With bigger and better ships launching every year, each capable of holding thousands of passengers, there has never been a better time for cruisers to get a great deal. Premium lines, like Celebrity, Princess and Holland America, are offering cruises for as little as $70 per person per day, while mid-range lines have cabins for less than $50 per person per day.

Ultimately, these incredibly low fares are unsustainable – forcing cruise lines to rely on additional charges to make up the difference.

The daily gratuity is the most basic of these – $12-15 per day applied to every single passenger on the ship. On a vessel like the 3,800-passenger Explorer of the Seas, soon the be the largest ship based in Australia, that’s a very tidy $45,000 a day, minimum. Take a 10 day cruise and passengers have paid close to half a million dollars in gratuities, on top of their original fare.
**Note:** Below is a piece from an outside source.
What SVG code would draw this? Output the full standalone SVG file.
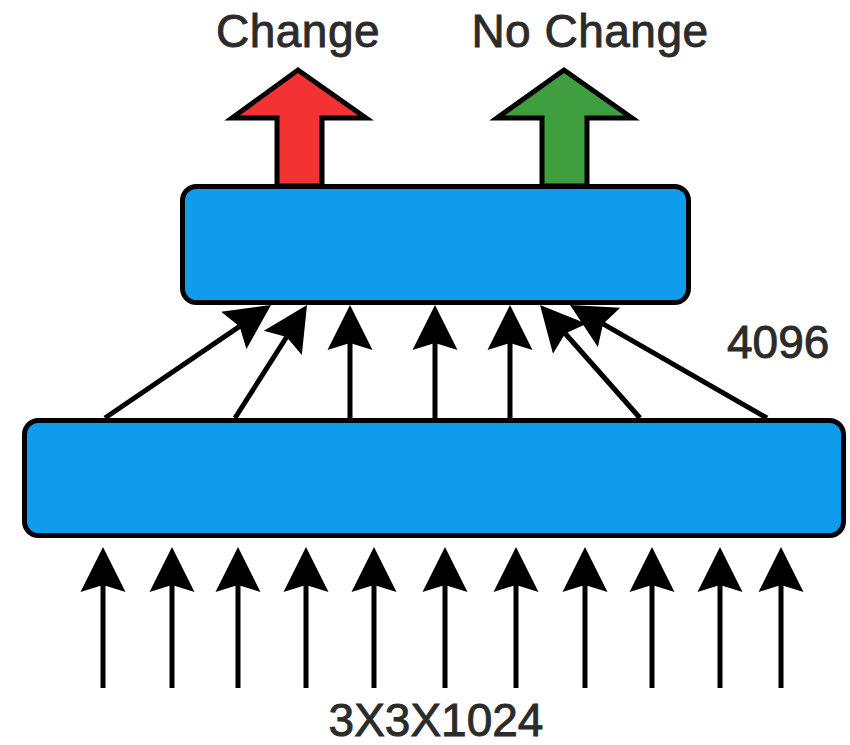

According to Andrew Sheivachman from Skift, an industry intelligence site, cruise lines are telling their customers through marketing and advertising that they are cheap. But fees charged onboard (that aren’t rolled into the base fare) are seriously inflating the price of cruising – especially for groups and those travelling with children.

“Some lines call them service fees. Others call them gratuities. But one thing is for sure: cruise lines generate income by charging daily fees that aren’t included in initial cruise fares, “ he said.
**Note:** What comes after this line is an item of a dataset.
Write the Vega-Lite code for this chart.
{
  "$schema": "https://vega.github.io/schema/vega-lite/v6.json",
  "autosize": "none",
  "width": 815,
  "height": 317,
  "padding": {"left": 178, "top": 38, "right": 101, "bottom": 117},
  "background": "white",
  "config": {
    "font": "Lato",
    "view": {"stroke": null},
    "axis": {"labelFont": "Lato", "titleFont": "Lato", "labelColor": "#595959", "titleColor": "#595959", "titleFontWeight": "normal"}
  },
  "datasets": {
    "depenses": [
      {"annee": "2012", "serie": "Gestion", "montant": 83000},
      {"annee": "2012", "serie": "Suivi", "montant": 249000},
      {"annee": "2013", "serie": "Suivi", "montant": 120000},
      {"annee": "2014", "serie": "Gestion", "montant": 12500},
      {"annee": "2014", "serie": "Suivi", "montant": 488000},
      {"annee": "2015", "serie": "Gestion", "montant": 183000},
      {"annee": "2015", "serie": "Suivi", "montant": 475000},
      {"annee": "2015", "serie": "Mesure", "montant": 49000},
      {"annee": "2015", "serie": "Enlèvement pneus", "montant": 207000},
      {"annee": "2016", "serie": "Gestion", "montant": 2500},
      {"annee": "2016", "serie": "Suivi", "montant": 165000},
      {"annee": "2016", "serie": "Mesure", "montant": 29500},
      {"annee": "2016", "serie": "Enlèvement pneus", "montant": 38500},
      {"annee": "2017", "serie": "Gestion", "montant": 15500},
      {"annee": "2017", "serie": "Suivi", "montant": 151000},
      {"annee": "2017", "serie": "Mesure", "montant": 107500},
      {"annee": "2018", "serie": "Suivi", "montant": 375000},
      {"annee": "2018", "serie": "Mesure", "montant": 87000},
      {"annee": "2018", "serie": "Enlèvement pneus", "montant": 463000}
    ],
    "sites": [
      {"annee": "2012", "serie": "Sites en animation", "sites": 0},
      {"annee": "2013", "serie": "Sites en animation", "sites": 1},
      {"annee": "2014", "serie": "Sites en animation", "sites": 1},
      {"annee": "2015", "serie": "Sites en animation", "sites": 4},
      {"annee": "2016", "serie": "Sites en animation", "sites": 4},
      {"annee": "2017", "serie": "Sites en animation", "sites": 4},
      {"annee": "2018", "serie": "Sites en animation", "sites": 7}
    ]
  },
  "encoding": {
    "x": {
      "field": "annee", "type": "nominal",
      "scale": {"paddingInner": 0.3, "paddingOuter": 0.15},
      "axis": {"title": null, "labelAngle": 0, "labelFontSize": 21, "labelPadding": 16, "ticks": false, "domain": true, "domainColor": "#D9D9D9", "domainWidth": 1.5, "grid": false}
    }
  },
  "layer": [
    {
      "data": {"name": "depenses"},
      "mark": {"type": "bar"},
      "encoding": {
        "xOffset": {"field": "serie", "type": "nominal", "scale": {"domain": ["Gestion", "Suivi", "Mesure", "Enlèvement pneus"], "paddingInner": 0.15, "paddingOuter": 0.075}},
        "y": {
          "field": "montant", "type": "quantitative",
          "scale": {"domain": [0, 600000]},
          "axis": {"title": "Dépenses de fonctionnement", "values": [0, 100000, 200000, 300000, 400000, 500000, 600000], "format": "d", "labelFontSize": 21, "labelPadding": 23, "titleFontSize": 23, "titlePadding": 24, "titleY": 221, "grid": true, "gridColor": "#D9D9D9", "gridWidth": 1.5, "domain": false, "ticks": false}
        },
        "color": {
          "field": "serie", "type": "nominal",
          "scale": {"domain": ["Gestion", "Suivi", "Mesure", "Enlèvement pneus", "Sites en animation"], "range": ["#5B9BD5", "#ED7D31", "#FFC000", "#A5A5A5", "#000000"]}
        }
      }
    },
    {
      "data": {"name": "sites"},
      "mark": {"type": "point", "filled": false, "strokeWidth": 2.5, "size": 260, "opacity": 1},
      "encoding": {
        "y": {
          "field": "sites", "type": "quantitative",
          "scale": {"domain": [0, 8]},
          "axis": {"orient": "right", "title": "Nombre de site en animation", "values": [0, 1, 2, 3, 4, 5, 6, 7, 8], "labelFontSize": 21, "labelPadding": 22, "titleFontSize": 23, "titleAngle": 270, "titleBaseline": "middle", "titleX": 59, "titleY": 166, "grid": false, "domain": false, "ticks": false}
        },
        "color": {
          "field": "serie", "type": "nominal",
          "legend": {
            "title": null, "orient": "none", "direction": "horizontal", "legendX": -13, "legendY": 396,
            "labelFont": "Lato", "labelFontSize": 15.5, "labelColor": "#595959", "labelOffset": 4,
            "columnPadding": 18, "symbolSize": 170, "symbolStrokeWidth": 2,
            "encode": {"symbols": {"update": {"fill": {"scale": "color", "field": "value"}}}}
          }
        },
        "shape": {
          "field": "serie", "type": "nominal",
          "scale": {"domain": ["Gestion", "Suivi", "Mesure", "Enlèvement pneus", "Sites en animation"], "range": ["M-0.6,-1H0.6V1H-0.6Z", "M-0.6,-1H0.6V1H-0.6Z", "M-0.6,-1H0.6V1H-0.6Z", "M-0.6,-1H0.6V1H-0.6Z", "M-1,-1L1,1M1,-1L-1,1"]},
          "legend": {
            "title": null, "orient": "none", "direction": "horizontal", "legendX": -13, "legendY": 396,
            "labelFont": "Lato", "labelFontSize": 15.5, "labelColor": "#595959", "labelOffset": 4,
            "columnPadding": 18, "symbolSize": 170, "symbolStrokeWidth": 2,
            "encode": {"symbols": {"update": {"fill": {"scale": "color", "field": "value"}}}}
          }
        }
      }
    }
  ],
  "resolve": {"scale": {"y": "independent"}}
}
These daily gratuities are in addition to a host of other fees (like cruise taxes and port fees) that are added to the advertised price. And they make the cruise lines a lot of money. In its 2014 annual statement, Carnival Corp. said “our slightly higher net revenue yield was due to a more than three per cent increase in net onboard and other revenue yields, partially offset by slightly lower net passenger ticket revenue yields.”

In other words – Carnival’s profit was not driven by revenue from ticket sales, which actually dropped, but by additional charges and spending onboard.
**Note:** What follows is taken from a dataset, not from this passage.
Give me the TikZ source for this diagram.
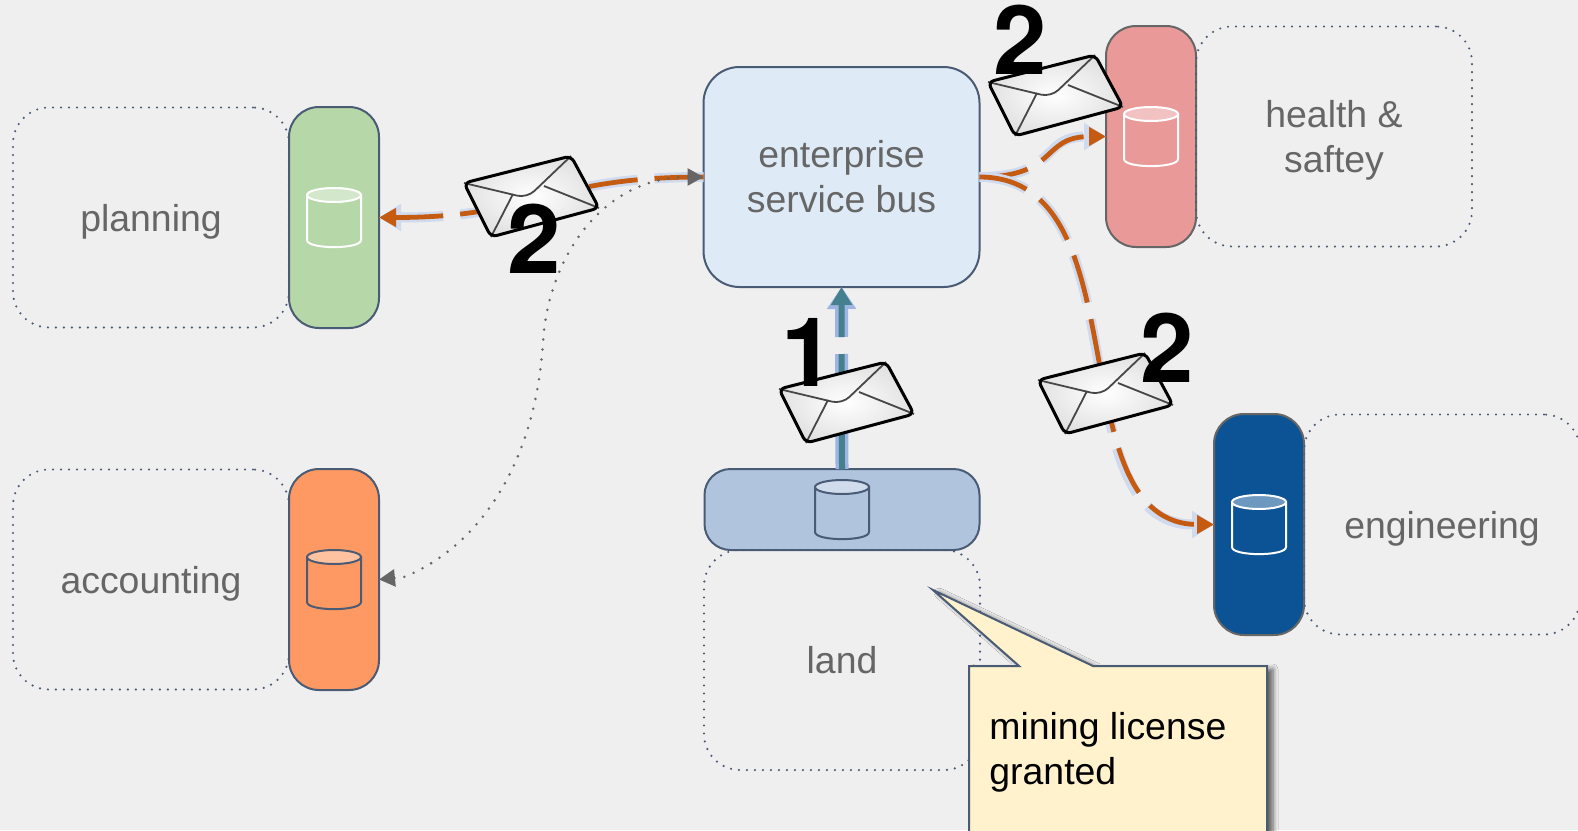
\documentclass[tikz,border=0pt]{standalone}
\usepackage{fontspec}
\setmainfont{Liberation Sans}
\newfontfamily\numfamily{TeX Gyre Heros}
\usetikzlibrary{positioning,arrows.meta,shapes.geometric,shadows.blur}

\definecolor{bgcol}{HTML}{EFEFEF}
\definecolor{edgecol}{HTML}{4A5B75}
\definecolor{greycol}{HTML}{666666}
\definecolor{buscol}{HTML}{DEEAF6}
\definecolor{flowcol}{HTML}{C55A11}
\definecolor{flowglow}{HTML}{CFDAEE}
\definecolor{landflow}{HTML}{45808F}
\definecolor{landglow}{HTML}{9DB5E0}
\definecolor{notecol}{HTML}{FFF2CC}
\definecolor{planningcol}{HTML}{B6D7A8}
\definecolor{accountingcol}{HTML}{FF9963}
\definecolor{healthcol}{HTML}{EA9999}
\definecolor{engineeringcol}{HTML}{0B5394}
\definecolor{landcol}{HTML}{B0C4DE}

\tikzset{basic/.style={draw=edgecol,line width=1pt,inner sep=0pt,outer sep=0pt,rounded corners=15pt}}
\tikzset{pill/.style={basic,fill=#1,minimum width=45pt,minimum height=110.5pt}}
\tikzset{landbar/.style={basic,fill=#1,minimum width=137.5pt,minimum height=40.5pt,rounded corners=13pt}}
\tikzset{dept/.style={draw=edgecol,line width=1.2pt,line cap=round,dash pattern=on 0pt off 4pt,rounded corners=18pt,
	inner sep=0pt,outer sep=0pt,minimum width=138pt,minimum height=110pt,align=center,text=greycol,font=\deptfont,text depth=0pt}}
\tikzset{flow/.style={line width=2.4pt,draw=flowcol,dash pattern=on 24.5pt off 8.5pt,-{Triangle[length=8.5pt,width=9pt]},
	preaction={draw=flowglow,line width=5pt,dash pattern=on 24.5pt off 8.5pt,-{Triangle[length=11pt,width=13pt]}}}}
\tikzset{landflowline/.style={line width=3pt,draw=landflow,dash pattern=on 24.5pt off 8.5pt,-{Triangle[length=9pt,width=10pt]},
	preaction={draw=landglow,line width=6.5pt,dash pattern=on 24.5pt off 8.5pt,-{Triangle[length=11pt,width=14pt]}}}}
\tikzset{link/.style={draw=greycol,line width=1.4pt,line cap=round,dash pattern=on 0pt off 5pt,
	{Triangle[length=8pt,width=8.5pt,fill=greycol]}-{Triangle[length=8pt,width=8.5pt,fill=greycol]}}}
\tikzset{num/.style={font=\numfont,text=black,inner sep=0pt}}
\tikzset{envelope/.pic={
	\begin{scope}
		\clip[rounded corners=3pt] (-67,-13) -- (40,-40) -- (68,12) -- (-40,41) -- cycle;
		\shade[inner color=white,outer color=black!24] (0,0) ellipse (140 and 84);
	\end{scope}
	\draw[line width=.9pt,draw=black!72] (-18,-2) -- (-40,41);
	\draw[line width=.9pt,draw=black!72] (13,-10) -- (68,12);
	\draw[line width=.9pt,draw=black!72,rounded corners=5pt] (-67,-13) -- (-4,2) -- (40,-40);
	\draw[line width=1.5pt,rounded corners=3pt] (-67,-13) -- (40,-40) -- (68,12) -- (-40,41) -- cycle;
}}
\tikzset{pics/store/.style 2 args={code={
	\draw[draw=#1,line width=1pt,fill=#2] (-27,-22.5) -- (-27,22.5) .. controls (-27,32) and (27,32) .. (27,22.5) -- (27,-22.5) -- cycle;
	\draw[draw=#1,line width=1pt,fill=#2!60!white] (0,-22.5) ellipse (27 and 7);
}}}

\newcommand{\deptfont}{\fontsize{18.7}{22.5}\selectfont}
\newcommand{\numfont}{\fontsize{48}{48}\numfamily\selectfont\bfseries}

\begin{document}
\begin{tikzpicture}[x=0.5pt,y=-0.5pt]
	\useasboundingbox (0,0) rectangle (1578,830);
	\fill[bgcol] (0,0) rectangle (1578,830);

	% departments
	\node[pill=planningcol] (planningdb) at (334,217.5) {};
	\node[dept,left=0pt of planningdb] (planning) {planning};
	\node[pill=accountingcol] (accountingdb) at (334,579.5) {};
	\node[dept,left=0pt of accountingdb] (accounting) {accounting};
	\node[pill=healthcol,draw=greycol] (healthdb) at (1151,136.5) {};
	\node[dept,right=0pt of healthdb] (health) {health \&\\saftey};
	\node[pill=engineeringcol,draw=greycol] (engineeringdb) at (1259,524.5) {};
	\node[dept,right=0pt of engineeringdb] (engineering) {engineering};
	\node[landbar=landcol] (landdb) at (842,509.5) {};
	\node[dept,below=0pt of landdb] (land) {land};

	% bus
	\node[basic,fill=buscol,minimum width=138pt,minimum height=110pt,rounded corners=18pt,align=center,text=greycol,font=\deptfont] (bus) at (841.5,177) {enterprise\\service bus};

	% stores
	\pic at (planningdb) {store={white}{planningcol}};
	\pic at (accountingdb) {store={edgecol}{accountingcol}};
	\pic at (healthdb) {store={white}{healthcol}};
	\pic at (engineeringdb) {store={white}{engineeringcol}};
	\pic at (landdb) {store={edgecol}{landcol}};

	% messages
	\path[draw,landflowline] (landdb.north) -- (bus.south);
	\path[draw,flow] (bus.west) .. controls +(-160,0) and +(160,0) .. (planningdb.east);
	\path[draw,flow] (bus.east) .. controls +(80,0) and +(-66,0) .. (healthdb.west);
	\path[draw,flow] (bus.east) .. controls +(165,0) and +(-159,0) .. (engineeringdb.west);
	\coordinate (bend) at (543,342);
	\coordinate (accountingin) at (404,577);
	\path[draw,link] (bus.west) .. controls +(-103,0) and +(5,-82) .. (bend) .. controls +(-8,128) and +(70,-28) .. (accountingin) -- (accountingdb.east);

	\pic at (531,196) {envelope};
	\pic at (846,402) {envelope};
	\pic at (1055,95) {envelope};
	\pic at (1105,393) {envelope};

	\node[num] (numland) at (808,352) {1};
	\node[num] (numplanning) at (534,239) {2};
	\node[num] (numhealth) at (1020,40) {2};
	\node[num] (numengineering) at (1167,348) {2};

	% note
	\draw[draw=edgecol,line width=1pt,fill=notecol,blur shadow={shadow xshift=3pt,shadow yshift=-1.5pt,shadow blur radius=2.5pt,shadow blur steps=6,shadow opacity=60}]
		(969,860) -- (969,666) -- (1019,666) -- (933,590) -- (1093,666) -- (1267,666) -- (1267,860) -- cycle;
	\node[anchor=west,align=left,font=\deptfont,text=black,inner sep=0pt] (note) at (989,752) {mining license\\granted};
\end{tikzpicture}
\end{document}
This also raises the thorny question of where these extra fees go – to the staff or into the cruise lines’ coffers? Mr Sheivachman argues that cruise lines are free to charge these fees without disclosing the minutia of what the charges are for or where the money actually goes.

“Increased gratuities paid by cruisers could be a way for lines to continue to limit spending on staff salaries. The lines control who gets the gratuity dollars that cruisers shell out to ship staff and stewards; the money is redistributed at the will of the company based on its assessment of individual workers and departments,” he said.

To many consumer groups, these hidden charges are an unfair practice. And as we demand cheaper prices and there are more cabins on the market, cruise lines have little choice but to discount the price and make up the difference with a plethora of other charges.

We think this has the potential to undermine the fantastic value proposition that cruise lines offer. And we know our readers won’t want that.

All inclusive pricing is much more honest – and, despite what sometimes looks a jaw-dropping price, often actually represents real value.

What’s the answer? We believe cruise lines need to be completely transparent with their charges – even if it means raising the base fare.

We know the lines need to make a profit in order for them to continue bringing the best ships into Australian waters. Consumers aren’t dummies – they know the company has to make a buck.

Cruise lines have fallen victim to the system of market pricing, where every traveller wants to pay the lowest fare possible – even if it comes with a lot of fine print. They need to focus instead on the value that cruising offers, even when all these additional fees are added on.

Way back when, cruise ships were known as booze ships – they sold their cabins so low that they had to encourage passengers to drink themselves silly in order to survive. A particularly nasty incident involving the death of a female passenger brought cruise lines to their senses, and huge progress is creating a better, more sophisticated offering has been made since.

No one wants to see a return to those days.

So instead of spending quite so much on 72 hour mega sales, perhaps the lines should redirect their mighty marketing budgets on explaining the amazing value, the fabulous service, great destinations and terrific attractions.

Otherwise, our cruise industry which has hit so many industry benchmarks and delivered the highest growth in the world, will be unsustainable.